Terör olayları olduğu zaman insanlar düğün organizasyonlarını iptal etmiyor ve sabahlara kadar eğleniyor. Biz sosyal paylaşım hesaplarımızda konser afişlerini yayınladığımız zaman tepki alıyoruz; "Şehitler var" diyorlar. O konuda hemfikiriz. Şehitler için ben de üzülüyorum, yas tutuyoruz. Benim akrabalarımdan da şehit düşenler oldu. Ama şarkı söylemek bizim mesleğimiz. Benimle birlikte çalışan 30 kişi var. Onların da çoluk çocuğu var.

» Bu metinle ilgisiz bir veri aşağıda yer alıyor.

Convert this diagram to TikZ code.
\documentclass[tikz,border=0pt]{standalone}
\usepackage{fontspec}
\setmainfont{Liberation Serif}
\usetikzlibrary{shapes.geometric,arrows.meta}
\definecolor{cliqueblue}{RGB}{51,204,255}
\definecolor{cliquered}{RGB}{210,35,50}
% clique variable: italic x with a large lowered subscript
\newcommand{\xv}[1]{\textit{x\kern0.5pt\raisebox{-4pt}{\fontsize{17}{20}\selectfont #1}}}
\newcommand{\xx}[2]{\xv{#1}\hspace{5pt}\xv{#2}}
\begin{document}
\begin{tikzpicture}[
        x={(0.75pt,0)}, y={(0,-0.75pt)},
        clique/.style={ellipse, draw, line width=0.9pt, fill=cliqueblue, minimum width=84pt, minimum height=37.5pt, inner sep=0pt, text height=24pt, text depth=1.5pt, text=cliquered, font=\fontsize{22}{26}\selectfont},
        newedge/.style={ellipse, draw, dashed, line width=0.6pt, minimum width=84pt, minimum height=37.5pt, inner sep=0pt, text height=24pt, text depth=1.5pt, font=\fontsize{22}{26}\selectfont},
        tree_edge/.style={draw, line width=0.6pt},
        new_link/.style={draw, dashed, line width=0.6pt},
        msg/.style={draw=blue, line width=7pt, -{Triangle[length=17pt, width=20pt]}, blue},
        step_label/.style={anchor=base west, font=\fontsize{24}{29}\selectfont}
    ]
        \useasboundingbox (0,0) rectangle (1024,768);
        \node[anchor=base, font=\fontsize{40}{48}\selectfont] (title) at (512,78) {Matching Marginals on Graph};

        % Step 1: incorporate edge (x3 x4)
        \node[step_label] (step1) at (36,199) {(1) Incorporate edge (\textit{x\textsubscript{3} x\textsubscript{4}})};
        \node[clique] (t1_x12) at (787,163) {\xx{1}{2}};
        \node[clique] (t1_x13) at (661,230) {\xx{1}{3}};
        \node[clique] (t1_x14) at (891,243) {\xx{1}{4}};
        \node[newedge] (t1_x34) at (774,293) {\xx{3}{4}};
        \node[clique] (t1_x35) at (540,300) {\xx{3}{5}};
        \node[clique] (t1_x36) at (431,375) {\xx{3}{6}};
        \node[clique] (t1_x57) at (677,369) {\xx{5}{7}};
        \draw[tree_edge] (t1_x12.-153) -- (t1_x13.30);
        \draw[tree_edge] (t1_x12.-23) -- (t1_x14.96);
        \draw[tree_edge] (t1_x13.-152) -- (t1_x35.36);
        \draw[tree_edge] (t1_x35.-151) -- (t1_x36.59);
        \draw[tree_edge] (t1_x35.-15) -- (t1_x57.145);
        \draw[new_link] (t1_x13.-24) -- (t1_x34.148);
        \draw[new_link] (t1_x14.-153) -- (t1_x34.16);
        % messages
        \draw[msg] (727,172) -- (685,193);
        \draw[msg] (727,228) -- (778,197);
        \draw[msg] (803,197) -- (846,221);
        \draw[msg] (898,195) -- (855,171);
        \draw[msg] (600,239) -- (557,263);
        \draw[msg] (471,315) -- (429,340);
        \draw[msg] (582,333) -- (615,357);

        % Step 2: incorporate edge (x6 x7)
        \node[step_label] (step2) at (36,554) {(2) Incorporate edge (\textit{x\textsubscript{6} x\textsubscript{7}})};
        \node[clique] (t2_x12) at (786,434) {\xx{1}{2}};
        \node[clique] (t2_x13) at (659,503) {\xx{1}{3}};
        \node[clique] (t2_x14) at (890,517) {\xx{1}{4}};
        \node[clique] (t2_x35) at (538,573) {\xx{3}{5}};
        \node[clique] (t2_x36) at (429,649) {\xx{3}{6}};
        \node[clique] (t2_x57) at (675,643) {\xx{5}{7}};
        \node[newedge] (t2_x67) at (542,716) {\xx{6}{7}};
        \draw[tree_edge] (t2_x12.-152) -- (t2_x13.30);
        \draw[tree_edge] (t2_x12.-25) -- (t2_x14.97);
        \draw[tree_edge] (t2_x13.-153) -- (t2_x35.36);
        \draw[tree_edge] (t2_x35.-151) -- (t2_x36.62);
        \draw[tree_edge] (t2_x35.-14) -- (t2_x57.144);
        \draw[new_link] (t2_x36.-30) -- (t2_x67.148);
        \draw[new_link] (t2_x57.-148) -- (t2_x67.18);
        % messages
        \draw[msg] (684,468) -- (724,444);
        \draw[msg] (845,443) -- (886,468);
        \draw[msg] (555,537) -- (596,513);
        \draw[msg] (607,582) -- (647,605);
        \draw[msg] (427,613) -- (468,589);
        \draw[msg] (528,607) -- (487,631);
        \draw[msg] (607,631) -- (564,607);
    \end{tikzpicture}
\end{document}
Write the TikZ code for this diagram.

O kişilerin de para kazanıp evini geçindirmesi gerek. O yüzden işlerimize devam etmeye mecburuz ama ilk tepki bize geliyor. Gezi Parkı olaylarından buyana inan ki çok yoruldum.
O dönemde bile niye konser yapıyoruz diye eleştiriler aldık. Umarım aydınlık bir ülkeye doğru, huzurlu günlere doğru yavaş yavaş gideriz artık.